Craven County officials heard comments Monday, all positive, on a proposed tall structures ordinance for the county.
It is aimed primarily at giving proactive consideration of where to put tall wind energy and communications structures that could interfere with military and civilian aircraft transmissions and mar the beauty of the county.
While no one from Cherry Point air station or Coastal Carolina Regional Airport spoke at Monday’s hearing, representatives from both facilities were consulted and an effort to contact cell and satellite companies was made while preparing the draft ordinance.
Scott Dacey, Craven County Board of Commissioners chairman, said further efforts will be made to contact cell and satellite company representatives before the ordinance, which did not receive a unanimous vote Monday, is considered again. It must have a unanimous vote, then a subsequent favorable vote to become a county ordinance.
Commissioner Theron McCabe was away attending the National Association of Boards of County Commissioners and Commissioner Johnnie Sampson said he voted against the draft ordinance because he thought the full board should be present.
Landon Holland of Holland Planning Consultants hired to help Craven County Planning Department draft the proposed ordinance said advocacy groups for the military “had reviewed it in quite some detail.”
The ordinance does not attempt to zone out tall structures, Holland said. But the county wanted to make sure the military identified any potential issue so it can be mitigated to minimize any negative impact.
The ordinance would apply to unincorporated areas of the county that are not in municipal extraterritorial jurisdictions and would limit wind energy and communication structures to areas that minimize their visual impact on the surrounding areas and are at least 500 feet from an existing residential structure. Depending on the structure and use, lot size, setback and the 100 feet to 500 feet maximum height vary.
Havelock Chamber of Commerce Director Nancy Duncan said, “We would like to advise that we are very much in favor of this ordinance.” She brought a chamber resolution supporting it.
Dacey saw Havelock Mayor Jimmy Sanders in the audience and asked if the city of Havelock supports the proposed ordinance.
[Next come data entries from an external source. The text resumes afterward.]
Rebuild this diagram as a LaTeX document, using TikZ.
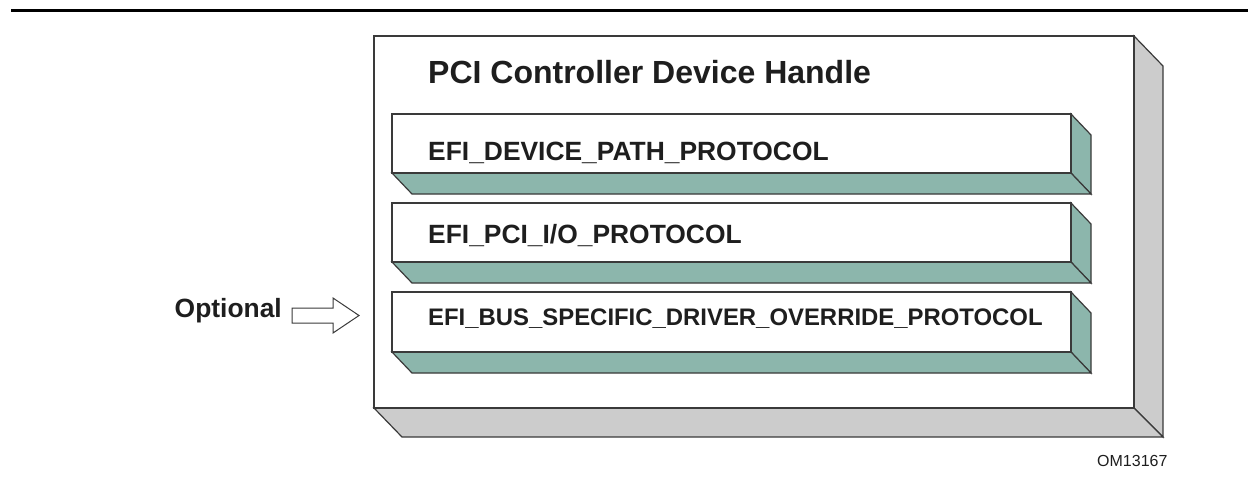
\documentclass[tikz,border=0pt]{standalone}
\usepackage{fontspec}
\setmainfont{Liberation Sans}
\definecolor{teal3d}{HTML}{8CB6AC}
\definecolor{gray3d}{HTML}{CCCCCC}
\definecolor{edge}{HTML}{3A3A3A}
\definecolor{ink}{HTML}{1E1E1E}
\tikzset{
  face/.style={draw=edge, line width=1.2pt, fill=white, line join=miter},
  tealface/.style={draw=edge, line width=1.2pt, fill=teal3d, line join=miter},
  grayface/.style={draw=edge, line width=1.2pt, fill=gray3d, line join=miter},
  proto/.style={anchor=base west, inner sep=0pt, text=ink, font=\bfseries\fontsize{26.4}{30}\selectfont},
  title/.style={anchor=base west, inner sep=0pt, text=ink, font=\bfseries\fontsize{32}{38}\selectfont},
  blockarrow/.style={draw=edge, line width=1pt, fill=white, line join=miter}
}
\begin{document}
\begin{tikzpicture}[x=1pt,y=-1pt]
\useasboundingbox (0,0) rectangle (1259,480);
% top rule
\draw[line width=3pt, black] (11,10.5) -- (1248,10.5);
% outer handle box
\coordinate (oTL) at (374,36);
\coordinate (oBR) at (1134,408);
\draw[grayface] (1134,36) -- (1163,66) -- (1163,437) -- (1134,408) -- cycle;
\draw[grayface] (374,408) -- (1134,408) -- (1163,437) -- (402,437) -- cycle;
\draw[face] (oTL) rectangle (oBR);
\node[title] (title) at (428,83) {PCI Controller Device Handle};
% protocol boxes
\foreach \t/\b/\n in {114/173/p1, 203/262/p2, 292/352/p3}{
  \draw[tealface] (1071,\t) -- (1091,\t+21) -- (1091,\b+21) -- (1071,\b) -- cycle;
  \draw[tealface] (392,\b) -- (1071,\b) -- (1091,\b+21) -- (412,\b+21) -- cycle;
  \draw[face] (392,\t) rectangle (1071,\b);
}
\node[proto] (dp) at (428,160) {EFI\_DEVICE\_PATH\_PROTOCOL};
\node[proto] (pio) at (428,243) {EFI\_PCI\_I/O\_PROTOCOL};
\node[proto, font=\bfseries\fontsize{23.9}{28}\selectfont] (bso) at (428,325) {EFI\_BUS\_SPECIFIC\_DRIVER\_OVERRIDE\_PROTOCOL};
% optional marker
\node[proto, anchor=base east] (opt) at (282,317) {Optional};
\draw[blockarrow] (292,308) -- (333,308) -- (333,298) -- (359,315.5) -- (333,333) -- (333,323) -- (292,323) -- cycle;
% figure id
\node[anchor=base west, inner sep=0pt, text=ink, font=\fontsize{16}{19}\selectfont] (fig) at (1097,466) {OM13167};
\end{tikzpicture}
\end{document}
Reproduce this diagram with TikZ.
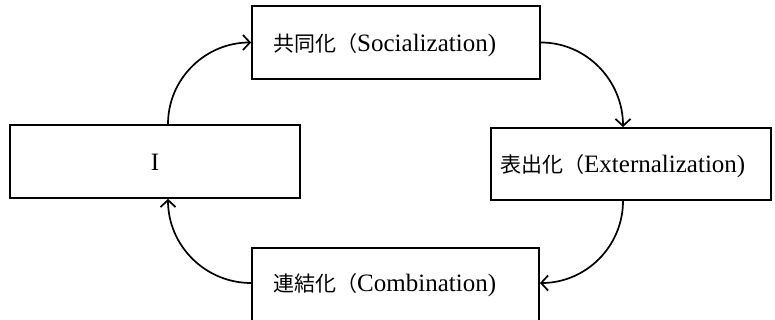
\documentclass[tikz,border=0pt]{standalone}
\usepackage{fontspec}
\usepackage{tikz}
\usetikzlibrary{arrows.meta}
\usetikzlibrary{positioning}
\setmainfont{Liberation Serif}
\newfontfamily\jp[Scale=0.84]{Noto Sans CJK JP}
\tikzset{box/.style = {draw, line width=1.8pt, inner sep=0pt}}
\tikzset{lbl/.style = {anchor=west, inner sep=0pt, font=\fontsize{25}{29}\selectfont}}
\tikzset{flow/.style = {line width=1.7pt, -{Straight Barb[length=7pt, width=15pt, line width=1.7pt]}}}

\begin{document}
\begin{tikzpicture}[x=1pt, y=-1pt]
    \useasboundingbox (0, 0) rectangle (775, 320);
    \clip (0, 0) rectangle (775, 320);
    \node [box, minimum width=288, minimum height=73] (soc) at (396, 42.5) {};
    \node [box, minimum width=290, minimum height=73] (I) at (155, 161.5) {};
    \node [box, minimum width=280, minimum height=72] (ext) at (631, 164) {};
    \node [box, minimum width=287, minimum height=100] (comb) at (395.5, 298) {};
    \node [lbl] (soct) at (273, 45) {{\jp 共同化（}Socialization)};
    \node [lbl, anchor=center] (It) at (155, 162) {I};
    \node [lbl] (extt) at (500, 166) {{\jp 表出化（}Externalization)};
    \node [lbl] (combt) at (273, 285) {{\jp 連結化（}Combination)};
    \draw [flow] ([xshift=13pt]I.north) to [out=90, in=180] ([yshift=0pt]soc.west);
    \draw [flow] (soc.east) to [out=0, in=90] ([xshift=-8pt]ext.north);
    \draw [flow] ([xshift=-8pt]ext.south) to [out=-90, in=0] ([yshift=15pt]comb.east);
    \draw [flow] ([yshift=15pt]comb.west) to [out=180, in=-90] ([xshift=13pt]I.south);
\end{tikzpicture}
\end{document}
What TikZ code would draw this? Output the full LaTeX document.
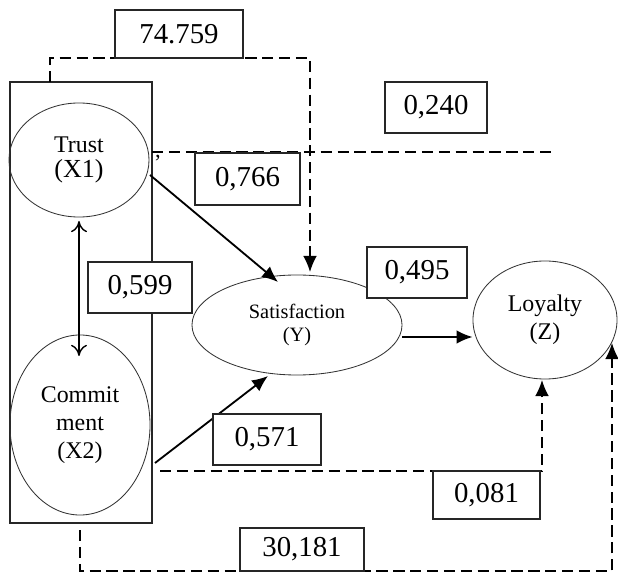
\documentclass[tikz,border=0pt]{standalone}
\usepackage{fontspec}
\setmainfont{Liberation Serif}
\usepackage{tikz}
\usetikzlibrary{positioning,shapes.geometric,arrows.meta}
\tikzset{
  lat/.style={ellipse, draw=black!80, line width=0.6pt, inner sep=0pt, align=center, font=\fontsize{17}{20}\selectfont},
  val/.style={rectangle, draw=black!85, line width=0.9pt, fill=white, inner sep=0pt, font=\fontsize{20.5}{24}\selectfont},
  eff/.style={line width=1.3pt, -{Latex[length=4mm,width=3.4mm]}},
  ind/.style={line width=1pt, dash pattern=on 8pt off 4pt, -{Latex[length=4mm,width=3.4mm]}},
  cor/.style={line width=1pt, {To[length=2.8mm,width=4mm]}-{To[length=2.8mm,width=4mm]}}
}
\begin{document}
\begin{tikzpicture}[x=0.025cm,y=-0.025cm]
	\useasboundingbox (0,0) rectangle (618,576);
	\node[draw=black!85, line width=0.9pt, minimum width=3.55cm, minimum height=11.025cm] (frame) at (81,302.5) {};
	\node[lat, minimum width=3.5cm, minimum height=2.85cm] (trust) at (79,160) {Trust\\[-2pt]\fontsize{18.5}{20}\selectfont(X1)};
	\node[lat, minimum width=3.5cm, minimum height=4.5cm] (commit) at (80,425) {Commit\\ment\\(X2)};
	\node[lat, minimum width=5.25cm, minimum height=2.5cm, font=\fontsize{14.5}{17}\selectfont] (sat) at (297,325) {Satisfaction\\(Y)};
	\node[lat, minimum width=3.6cm, minimum height=2.95cm] (loy) at (545,320) {Loyalty\\(Z)};
	\node[font=\fontsize{16}{16}\selectfont] (comma) at (158,158) {,};
	%
	\coordinate (topstart) at (50,82);
	\coordinate (sattop) at (310,272);
	\coordinate (lineend) at (555,152);
	\coordinate (botstart) at (80,530);
	\coordinate (loyright) at (612,343);
	\draw[ind] (topstart) -- (50,58) -- (310,58) -- (sattop);
	\draw[line width=1pt, dash pattern=on 8pt off 4pt] (152,152) -- (lineend);
	\draw[eff] (150,175) -- (278,282);
	\draw[cor] (79,221) -- (79,356);
	\draw[eff] (sat.east |- 0,337) -- (loy.west |- 0,337);
	\draw[eff] (155,463) -- (268,376);
	\draw[ind] (160,471) -- (542,471) -- (542,380);
	\draw[ind] (botstart) -- (80,571) -- (612,571) -- (loyright);
	%
	\node[val, minimum width=3.2cm, minimum height=1.2cm] (v1) at (179,34) {74.759};
	\node[val, minimum width=2.55cm, minimum height=1.275cm] (v2) at (436,107.5) {0,240};
	\node[val, minimum width=2.625cm, minimum height=1.3cm] (v3) at (247.5,179) {0,766};
	\node[val, minimum width=2.6cm, minimum height=1.275cm] (v4) at (140,287.5) {0,599};
	\node[val, minimum width=2.5cm, minimum height=1.275cm] (v5) at (417,272.5) {0,495};
	\node[val, minimum width=2.7cm, minimum height=1.275cm] (v6) at (267,439.5) {0,571};
	\node[val, minimum width=2.675cm, minimum height=1.2cm] (v7) at (486.5,495) {0,081};
	\node[val, minimum width=3.1cm, minimum height=1.075cm] (v8) at (302,549.5) {30,181};
\end{tikzpicture}
\end{document}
“Absolutely,” Sanders said.
James Norment, lobbyist for Allies for Cherry Point’s Tomorrow, said, “Over the last several months, one key question keeps coming up in Raleigh and Washington, D.C.: Do we have the right tools in place to allow us to coordinate and assist in preserving the military’s training ranges?”
He said Craven County has “most of them but not all. This ordinance is an important tool we need. It will allow us to take a careful and deliberate approach to dealing with tall structures that might interfere with military training.”
Norment said that when meeting with the assistant secretary of defense for installations in Washington last May, “the assistant secretary held North Carolina up as a positive model for how to promote compatible development … especially for aircraft training.”
“What you do here does get noticed and it does make a difference,” he said. “It matters to our community’s future. It matters to our Marine Corps neighbors.”
He said the draft ordinance, which the county worked on with other municipal and county governments in the area in an effort to use it as a model for other Eastern N.C. counties, is “reasonable and workable.”